*WHAT YOU HAVE TO DO*.
Copy every line of the records below where the word "chart" occurs.

[Stored data entries]

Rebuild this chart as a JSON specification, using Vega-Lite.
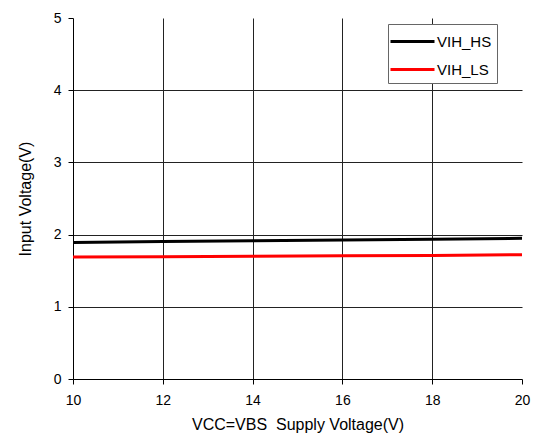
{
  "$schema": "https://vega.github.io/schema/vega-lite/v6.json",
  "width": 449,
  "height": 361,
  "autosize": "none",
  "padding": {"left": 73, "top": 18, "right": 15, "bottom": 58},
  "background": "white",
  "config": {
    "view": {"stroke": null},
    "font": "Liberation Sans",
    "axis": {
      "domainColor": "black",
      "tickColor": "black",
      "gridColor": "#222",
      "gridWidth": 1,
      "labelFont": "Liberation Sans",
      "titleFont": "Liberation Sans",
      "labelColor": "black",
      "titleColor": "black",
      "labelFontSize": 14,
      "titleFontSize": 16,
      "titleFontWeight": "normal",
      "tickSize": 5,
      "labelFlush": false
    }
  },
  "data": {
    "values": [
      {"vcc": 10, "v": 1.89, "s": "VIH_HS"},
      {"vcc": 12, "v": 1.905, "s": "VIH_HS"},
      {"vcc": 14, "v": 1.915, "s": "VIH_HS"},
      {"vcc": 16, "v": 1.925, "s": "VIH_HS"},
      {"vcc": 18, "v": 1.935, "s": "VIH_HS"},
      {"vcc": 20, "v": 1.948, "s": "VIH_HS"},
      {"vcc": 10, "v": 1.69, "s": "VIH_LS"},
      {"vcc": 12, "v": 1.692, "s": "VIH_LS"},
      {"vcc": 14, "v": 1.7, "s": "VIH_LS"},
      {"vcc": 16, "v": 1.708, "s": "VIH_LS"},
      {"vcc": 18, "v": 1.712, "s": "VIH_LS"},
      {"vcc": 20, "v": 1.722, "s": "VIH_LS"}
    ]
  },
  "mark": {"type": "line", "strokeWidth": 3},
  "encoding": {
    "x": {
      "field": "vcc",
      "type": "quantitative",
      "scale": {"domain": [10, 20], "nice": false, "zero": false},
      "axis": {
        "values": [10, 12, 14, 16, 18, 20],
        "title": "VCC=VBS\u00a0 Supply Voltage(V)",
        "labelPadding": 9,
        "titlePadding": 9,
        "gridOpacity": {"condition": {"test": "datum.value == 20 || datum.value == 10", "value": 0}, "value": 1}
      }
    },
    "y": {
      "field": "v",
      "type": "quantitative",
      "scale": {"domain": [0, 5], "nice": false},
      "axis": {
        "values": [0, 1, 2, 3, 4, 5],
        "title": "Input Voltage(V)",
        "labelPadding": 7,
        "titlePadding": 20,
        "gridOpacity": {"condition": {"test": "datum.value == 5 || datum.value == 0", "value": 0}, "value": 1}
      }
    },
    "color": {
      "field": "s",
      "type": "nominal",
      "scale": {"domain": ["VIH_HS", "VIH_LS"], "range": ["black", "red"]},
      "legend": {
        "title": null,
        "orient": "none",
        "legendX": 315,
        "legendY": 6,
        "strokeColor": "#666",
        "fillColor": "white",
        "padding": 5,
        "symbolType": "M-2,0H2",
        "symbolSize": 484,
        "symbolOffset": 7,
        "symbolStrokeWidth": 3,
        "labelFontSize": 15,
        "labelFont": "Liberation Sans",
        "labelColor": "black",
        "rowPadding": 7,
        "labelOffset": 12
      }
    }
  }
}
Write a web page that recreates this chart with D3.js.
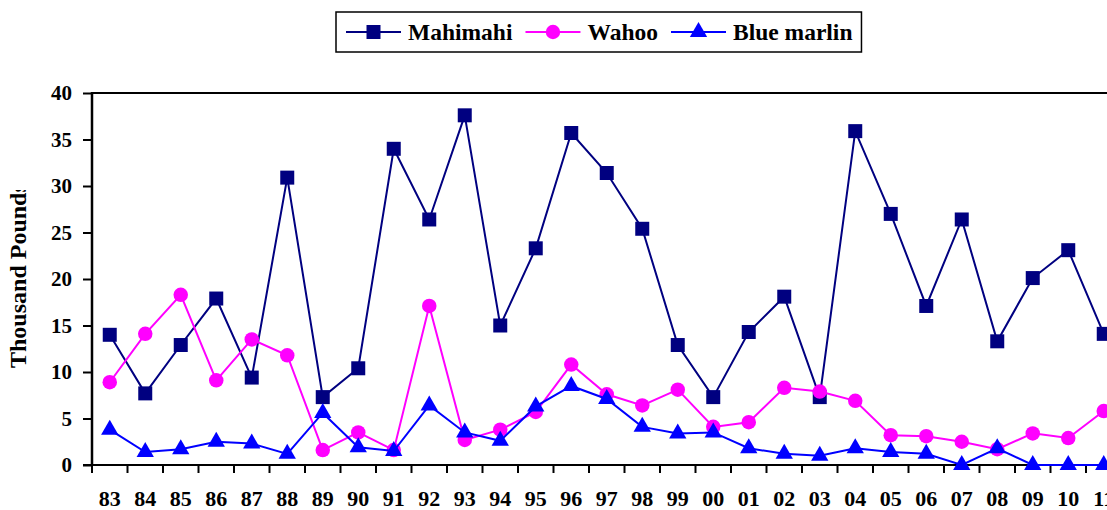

*RESPONSE*.
Rebuild this chart as a JSON specification, using Vega-Lite.
Write a web page that recreates this chart with D3.js.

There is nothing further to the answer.